Mërcalo Óuand

From Almeopedia

Šm Mërcalo Óuand [ˈmjɛr ka lo ˈo wand] is a Ctésifoni scientist, who revolutionized the study of chemistry and developed the modern idea of chemical elements.

Contents

Early life

Mërcalo's origins were humble in the extreme: he was born around 3431 to a prostitute and spent his early years in one of Žésifo's street gangs— and not the best of them, as he liked to point out; the belgomî Nidei came from a poor neighborhood and preyed on people not much richer than themselves.

Mërcalo was small for his age and able to fit into tight spaces, such as an attic that led into the temple run by the priest Nožudan Óuand. Óuand caught him attempting to rob the temple, gave him something to eat, and was fascinated by the stories the nine-year-old told him. As Mërcalo told the story later, it took a year to tame him, another to civilize him, and a third to educate him. Finally the priest adopted him, and foresaw making him his successor. The boy was happy enough with the program, though (as he later confessed) believed in no gods; the duties of a priest looked much less onerous than life in a gang.
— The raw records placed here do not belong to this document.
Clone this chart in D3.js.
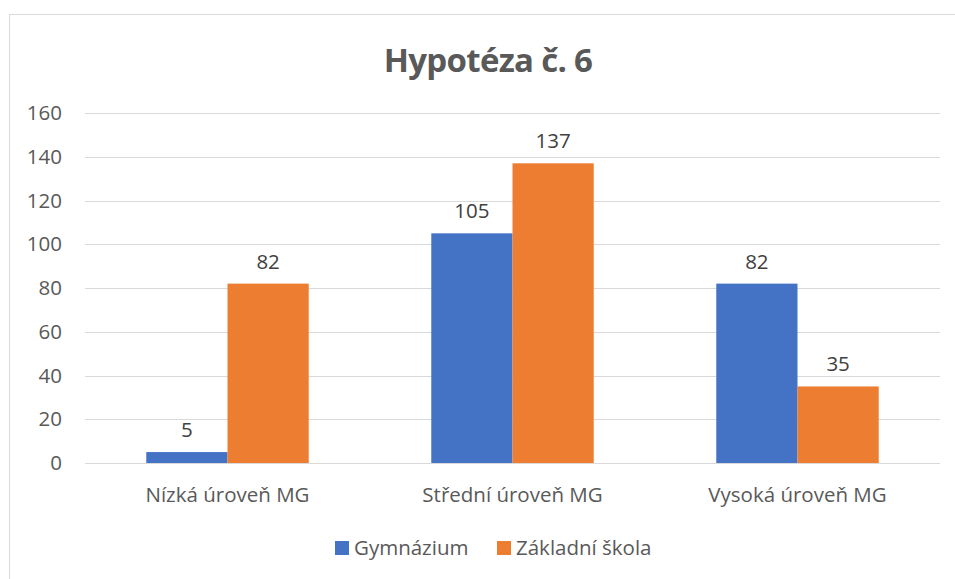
<!DOCTYPE html>
<html>
<head>
<meta charset="utf-8">
<script src="https://cdn.jsdelivr.net/npm/d3@7"></script>
<style>
  body { margin: 0; background: #fff; }
  svg text { font-family: "Open Sans", "Noto Sans", sans-serif; }
</style>
</head>
<body>
<div id="grafico"></div>
<script>
const kategorie = ["Nízká úroveň MG", "Střední úroveň MG", "Vysoká úroveň MG"];
const serie = ["Gymnázium", "Základní škola"];
const gymnazium = [5, 105, 82];
const zakladniSkola = [82, 137, 35];
const barvy = ["#4472c4", "#ed7d31"];
const ticks = [0, 20, 40, 60, 80, 100, 120, 140, 160];

// tabulka pro d3
const dados = kategorie.map((k, i) => ({ kat: k, hodnoty: [gymnazium[i], zakladniSkola[i]] }));

function vytvorGraf(title, data, target) {
    const largura = 955, altura = 579;
    const margem = { left: 85, right: 15, top: 113, bottom: 116 };

    const svg = d3.select(target)
        .append("svg")
        .attr("width", largura)
        .attr("height", altura);

    // ramecek
    svg.append("rect")
        .attr("x", 9.5).attr("y", 14.5)
        .attr("width", 960).attr("height", 600)
        .attr("fill", "none")
        .attr("stroke", "#d9d9d9");

    const x0 = d3.scaleBand()
        .domain(kategorie)
        .range([margem.left, largura - margem.right])
        .paddingInner(0.43)
        .paddingOuter(0.215);
    const x1 = d3.scaleBand()
        .domain(serie)
        .range([0, x0.bandwidth()]);
    const y = d3.scaleLinear()
        .domain([0, 160])
        .range([altura - margem.bottom, margem.top]);

    // mrizka
    svg.append("g")
        .selectAll("line")
        .data(ticks)
        .enter()
        .append("line")
        .attr("x1", margem.left).attr("x2", largura - margem.right)
        .attr("y1", d => Math.round(y(d)) + 0.5).attr("y2", d => Math.round(y(d)) + 0.5)
        .attr("stroke", "#d9d9d9")
        .attr("stroke-width", 1);

    // popisky osy y
    svg.append("g")
        .selectAll("text")
        .data(ticks)
        .enter()
        .append("text")
        .attr("x", 62)
        .attr("y", d => y(d) + 7)
        .attr("text-anchor", "end")
        .attr("fill", "#595959")
        .style("font-size", "20.5px")
        .text(d => d);

    // sloupce
    const skupiny = svg.selectAll(".skupina")
        .data(data)
        .enter()
        .append("g")
        .attr("transform", d => `translate(${x0(d.kat)},0)`);

    skupiny.selectAll("rect")
        .data(d => d.hodnoty.map((v, i) => ({ s: serie[i], v: v, i: i })))
        .enter()
        .append("rect")
        .attr("x", d => x1(d.s))
        .attr("width", x1.bandwidth())
        .attr("y", d => y(d.v))
        .attr("height", d => y(0) - y(d.v))
        .attr("fill", d => barvy[d.i]);

    skupiny.selectAll(".hodnota")
        .data(d => d.hodnoty.map((v, i) => ({ s: serie[i], v: v })))
        .enter()
        .append("text")
        .attr("x", d => x1(d.s) + x1.bandwidth() / 2)
        .attr("y", d => y(d.v) - 15)
        .attr("text-anchor", "middle")
        .attr("fill", "#404040")
        .style("font-size", "20.5px")
        .text(d => d.v);

    // popisky kategorii
    svg.append("g")
        .selectAll("text")
        .data(kategorie)
        .enter()
        .append("text")
        .attr("x", d => x0(d) + x0.bandwidth() / 2)
        .attr("y", 502)
        .attr("text-anchor", "middle")
        .attr("fill", "#595959")
        .style("font-size", "20.5px")
        .text(d => d);

    // legenda
    const legX = [335, 497];
    const leg = svg.append("g")
        .selectAll("g")
        .data(serie)
        .enter()
        .append("g")
        .attr("transform", (d, i) => `translate(${legX[i]}, 541)`);
    leg.append("rect")
        .attr("width", 14).attr("height", 14)
        .attr("fill", (d, i) => barvy[i]);
    leg.append("text")
        .attr("x", 19).attr("y", 14)
        .attr("fill", "#595959")
        .style("font-size", "20.5px")
        .text(d => d);

    // titulek
    svg.append("text")
        .attr("x", 488)
        .attr("y", 72)
        .attr("text-anchor", "middle")
        .attr("fill", "#595959")
        .style("font-size", "33px")
        .style("font-weight", "bold")
        .style("letter-spacing", "-0.7px")
        .text(title);
}

vytvorGraf("Hypotéza č. 6", dados, "#grafico");
</script>
</body>
</html>
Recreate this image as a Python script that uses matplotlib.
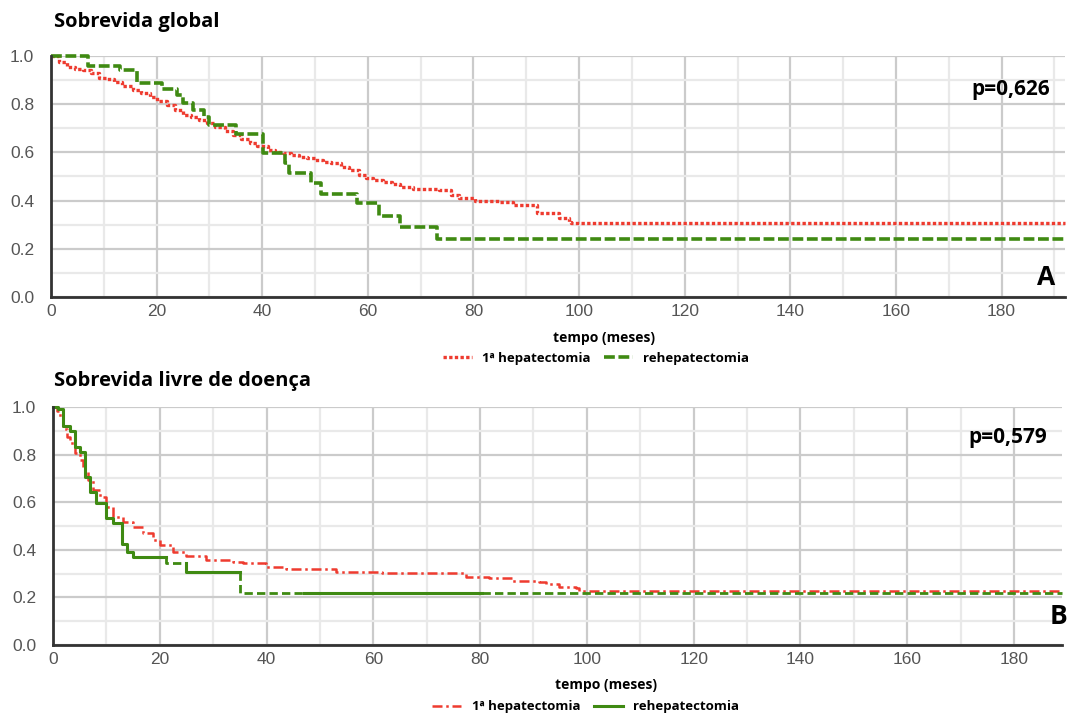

Thus he attended an avisar attached to the temple of Aežon and Aelëa— these being Arániceri gods still worshipped in Žésifo; though they were theoretically revered by all pagans, temples dedicated to them were rare and their priests were perceived as somewhat unorthodox. Some of Mërcalo’s teachers were interested in physics and chemistry, and these became his consuming passion.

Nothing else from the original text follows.